Le 15 juin dernier, au Paraguay, une confrontation violente entre l’armée et des fermiers a mal tourné, faisant 10 morts chez les fermiers et 7 chez les soldats, sans compter de nombreux blessés. Les responsables du Conseil des Eglises d’Amérique Latine (CLAI) ont condamné l’usage de la violence dans cette opération.
Celle-ci consistait à déloger 150 fermiers à Canindevu (200 km au nord de la capitale) d’une ferme de 2000 ha, propriété d’un homme d’affaire qui a porté plainte contre ces familles installées là depuis trois semaines. Ces fermiers, soutenus par de nombreuses associations de la société civile, contestent la répartition injuste des terres, les « tierras mal habidas » (terres mal-habitées) au Paraguay, issue de 35 ans de dictature sous le régime d’Alfredo Stroessner, au profit d’amis paraguayens ou brésiliens du régime. Il faut rappeler que le Paraguay est « le pays le plus inégalitaire du monde quant à la répartition de la terre (1 % des propriétaires possèdent 84 % de la terre) », selon les sources du CCFD-Terre Solidaire. Une répartition encore aggravée avec le développement sans précédent ces dernières années des monocultures massives de soja.
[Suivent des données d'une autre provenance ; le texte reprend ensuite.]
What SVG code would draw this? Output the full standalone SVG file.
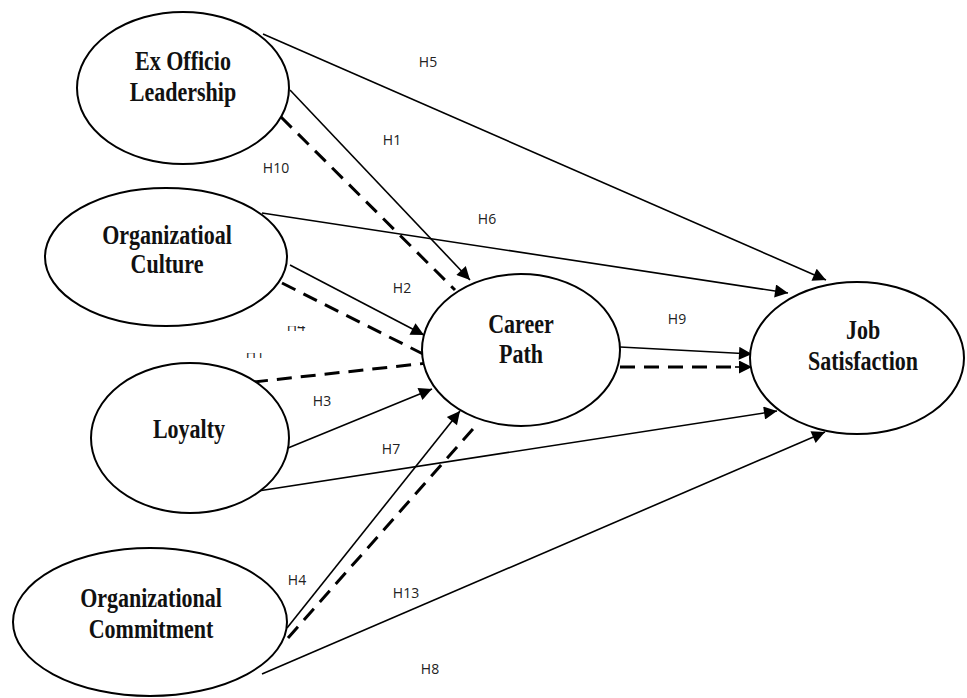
<svg xmlns="http://www.w3.org/2000/svg" width="967" height="698" viewBox="0 0 967 698">
<style>
.node ellipse{fill:#fff;stroke:#000;stroke-width:2}
.nt{font-family:"Liberation Serif","Times New Roman",serif;font-weight:bold;font-size:22px;fill:#111;text-anchor:middle}
.lbl{font-family:"Open Sans","Liberation Sans",sans-serif;font-size:14px;fill:#222;text-anchor:middle}
.s{stroke:#000;stroke-width:1.6;fill:none}
.d{stroke:#000;stroke-width:3;fill:none;stroke-dasharray:15 9}
</style>
<defs>
<marker id="ah" viewBox="0 0 10 10" refX="10" refY="5" markerWidth="17" markerHeight="13" markerUnits="userSpaceOnUse" orient="auto">
<path d="M0,0 L10,5 L0,10 z" fill="#000"/>
</marker>
<clipPath id="cl1"><rect x="280" y="326" width="40" height="8"/></clipPath>
<clipPath id="cl2"><rect x="240" y="353" width="40" height="8"/></clipPath>
</defs>
<rect width="967" height="698" fill="#fff"/>
<g id="connectors">
<line class="s" x1="263" y1="34" x2="826" y2="280" marker-end="url(#ah)"/>
<line class="s" x1="290" y1="90" x2="470" y2="280" marker-end="url(#ah)"/>
<line class="d" x1="281" y1="117" x2="455" y2="290"/>
<line class="s" x1="262" y1="213" x2="788" y2="293" marker-end="url(#ah)"/>
<line class="s" x1="290" y1="265" x2="424" y2="335" marker-end="url(#ah)"/>
<line class="d" x1="282" y1="283" x2="425" y2="355"/>
<line class="d" x1="253" y1="382" x2="428" y2="363"/>
<line class="s" x1="288" y1="448" x2="432" y2="389" marker-end="url(#ah)"/>
<line class="s" x1="258" y1="491" x2="777" y2="411" marker-end="url(#ah)"/>
<line class="s" x1="287" y1="628" x2="460" y2="411" marker-end="url(#ah)"/>
<line class="d" x1="288" y1="638" x2="473" y2="429"/>
<line class="s" x1="262" y1="674" x2="825" y2="432" marker-end="url(#ah)"/>
<line class="s" x1="620" y1="347" x2="752" y2="354" marker-end="url(#ah)"/>
<line class="d" x1="620" y1="367" x2="740" y2="367"/>
<line class="s" x1="735" y1="367" x2="752" y2="367" marker-end="url(#ah)"/>
</g>
<g id="n-exofficio" class="node">
<ellipse cx="183" cy="88" rx="106" ry="76"/>
<text class="nt" transform="translate(183 70) scale(1 1.25)">Ex Officio</text>
<text class="nt" transform="translate(183 101) scale(1 1.25)">Leadership</text>
</g>
<g id="n-culture" class="node">
<ellipse cx="166" cy="257" rx="121" ry="69"/>
<text class="nt" transform="translate(167 244) scale(1 1.25)">Organizatioal</text>
<text class="nt" transform="translate(167 273) scale(1 1.25)">Culture</text>
</g>
<g id="n-loyalty" class="node">
<ellipse cx="190" cy="438" rx="99" ry="75"/>
<text class="nt" transform="translate(189 438) scale(1 1.25)">Loyalty</text>
</g>
<g id="n-commitment" class="node">
<ellipse cx="150" cy="622" rx="137" ry="74"/>
<text class="nt" transform="translate(151 607) scale(1 1.25)">Organizational</text>
<text class="nt" transform="translate(151 638) scale(1 1.25)">Commitment</text>
</g>
<g id="n-career" class="node">
<ellipse cx="521" cy="350" rx="99" ry="76"/>
<text class="nt" transform="translate(521 333) scale(1 1.25)">Career</text>
<text class="nt" transform="translate(521 363) scale(1 1.25)">Path</text>
</g>
<g id="n-job" class="node">
<ellipse cx="857" cy="358" rx="107" ry="76"/>
<text class="nt" transform="translate(863 339) scale(1 1.25)">Job</text>
<text class="nt" transform="translate(863 370) scale(1 1.25)">Satisfaction</text>
</g>
<g id="labels">
<text class="lbl" x="428" y="67">H5</text>
<text class="lbl" x="392" y="145">H1</text>
<text class="lbl" x="276" y="173">H10</text>
<text class="lbl" x="487" y="224">H6</text>
<text class="lbl" x="402" y="293">H2</text>
<text class="lbl" x="677" y="324">H9</text>
<text class="lbl" x="322" y="406">H3</text>
<text class="lbl" x="391" y="454">H7</text>
<text class="lbl" x="297" y="585">H4</text>
<text class="lbl" x="406" y="598">H13</text>
<text class="lbl" x="430" y="674">H8</text>
<text class="lbl" x="296" y="331" clip-path="url(#cl1)">H4</text>
<text class="lbl" x="255" y="358" clip-path="url(#cl2)">H1</text>
</g>
</svg>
Un état de fait que le nouveau président élu en 2008, Fernando Lugo, surnommé « l’évêque des pauvres » (étant un ancien ecclésiastique converti à l’action politique) a tenté de remettre en cause mais sans arriver à un accord satisfaisant. Les affrontements ont forcé le président Fernando Lugo à demander la démission de son ministre de l’intérieur et de son chef de la police. Mais plus grave encore, le président lui-même, quelques heures plus tard, a été démis de son poste le 22 juin, en violation des règles constitutionnelles. Un « coup d’Etat parlementaire » que le CCFD-Solidaire et ses partenaires locaux n’hésitent pas à désigner, dans un communiqué, comme étant la « revanche de l’oligarchie » qui n’a jamais accepté la première alternance démocratique en 60 années de règne du parti Colorado. Le parlement, tenu par les partis traditionnels, s’est constamment opposé aux projets réformateurs du président élu. » Pendant son mandat, des avancées sociales ont néanmoins pu être notées, notamment en matière de redistribution ou encore de mise en place d’un système de santé basique. En revanche, ses initiatives visant à limiter le poids de la monoculture du soja et l’extrême concentration de la terre ont toutes été bloquées par le Parlement, dominés par des représentants de l’oligarchie terrienne. La menace d’une destitution avait déjà été brandie contre Fernando Lugo à plusieurs reprises pendant son mandat. »
Les voisins du Paraguay et la communauté internationale ne reconnaissent pas le nouveau gouvernement mis en place par une « rupture de l’ordre démocratique » selon la présidente du Brésil, Dilma Roussef. L’élection présidentielle de 2014 semble aiguiser les appétits d’autant que Lugo ne désirait pas s’y représenter.